Hasil evaluasi harus ditindaklanjuti dengan timeline implementasi perubahan. Kunci perbaikan adalah kesinambungan: pelaksanaan rekomendasi harus dimonitor sehingga perbaikan bukan hanya wacana administrasi, tetapi nyata pada siklus berikutnya. Dengan iterasi berkelanjutan, tekanan realisasi akhir tahun dapat diperkecil dan kualitas belanja publik meningkat.

Kesimpulan

Akhir tahun anggaran selalu menuntut keseimbangan antara kecepatan pelaksanaan dan kepatuhan administratif.

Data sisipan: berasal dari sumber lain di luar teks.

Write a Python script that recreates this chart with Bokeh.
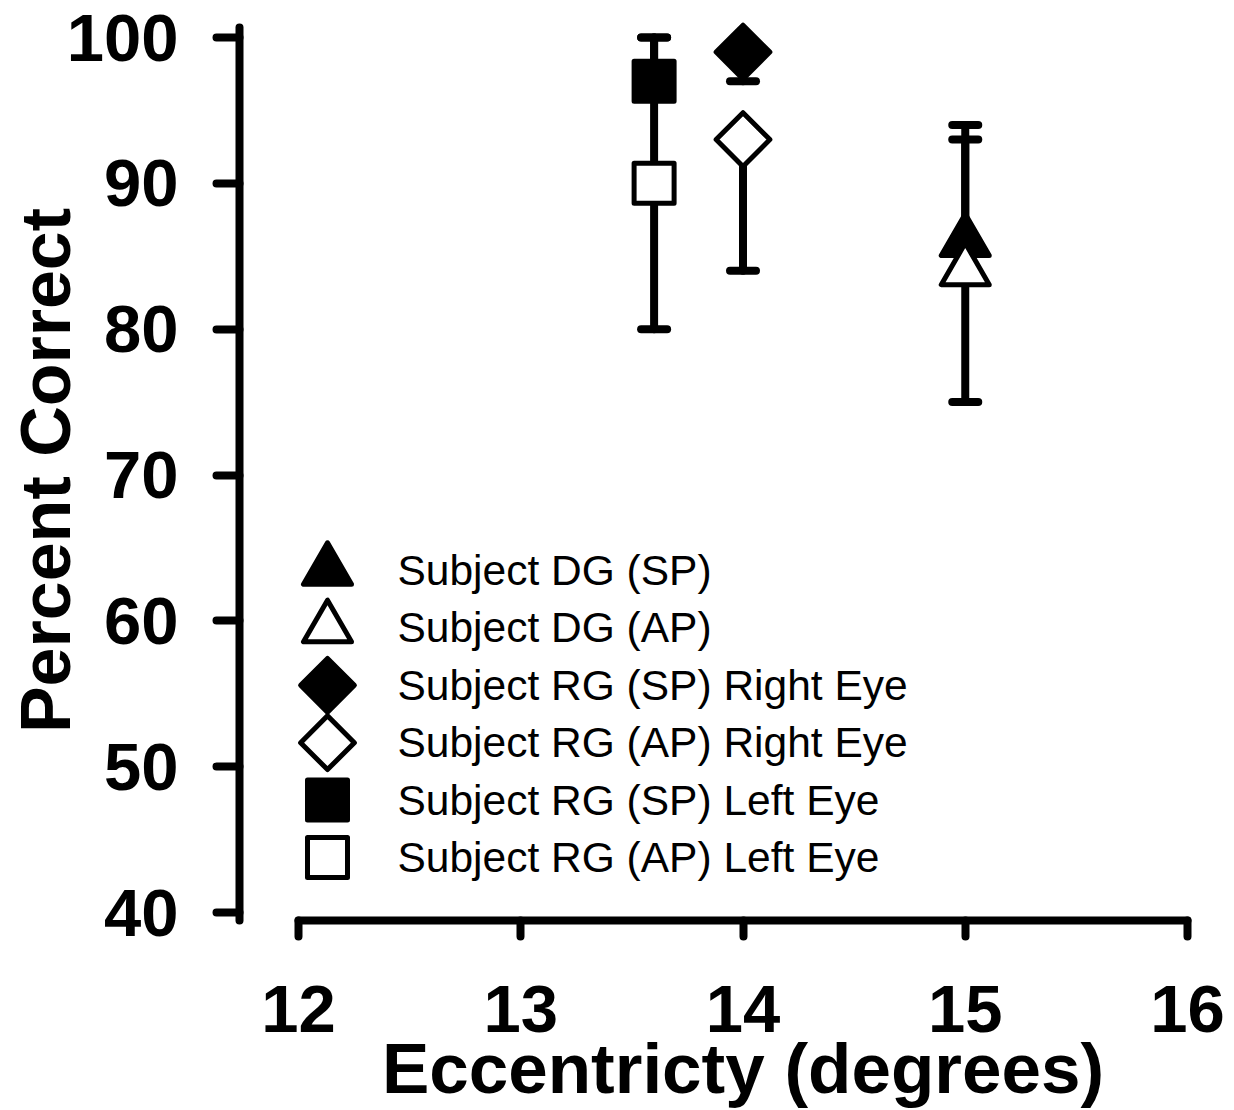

Strategi realisasi anggaran yang efektif tidak sempurna tanpa perencanaan yang matang, forecasting kas yang akurat, prioritisasi berbasis nilai, pengadaan cepat tetapi taat aturan, penguatan kontrol internal, koordinasi lintas-unit, serta monitoring dan dokumentasi yang rapi. Kunci sukses adalah kesiapan organisasi-dari SOP yang jelas, tim akselerasi yang diberi wewenang, sampai sistem informasi yang menyediakan data real-time.

Lebih penting lagi, proses percepatan harus dilihat sebagai bagian dari siklus pembelajaran: evaluasi pasca-penutupan dan perbaikan berkelanjutan mencegah terulangnya tekanan serupa di tahun-tahun berikutnya. Dengan pendekatan yang terstruktur dan berbasis risiko-mengutamakan dampak pelayanan dan akuntabilitas-akhir tahun anggaran bisa berubah dari periode panik menjadi fase terencana yang memperkuat kinerja organisasi dan kepercayaan publik. Terapkan langkah-langkah praktis dalam artikel ini sebagai paket kerja yang dapat diadaptasi sesuai konteks organisasi Anda; disiplin, dokumentasi, dan koordinasi adalah pondasi keberhasilan.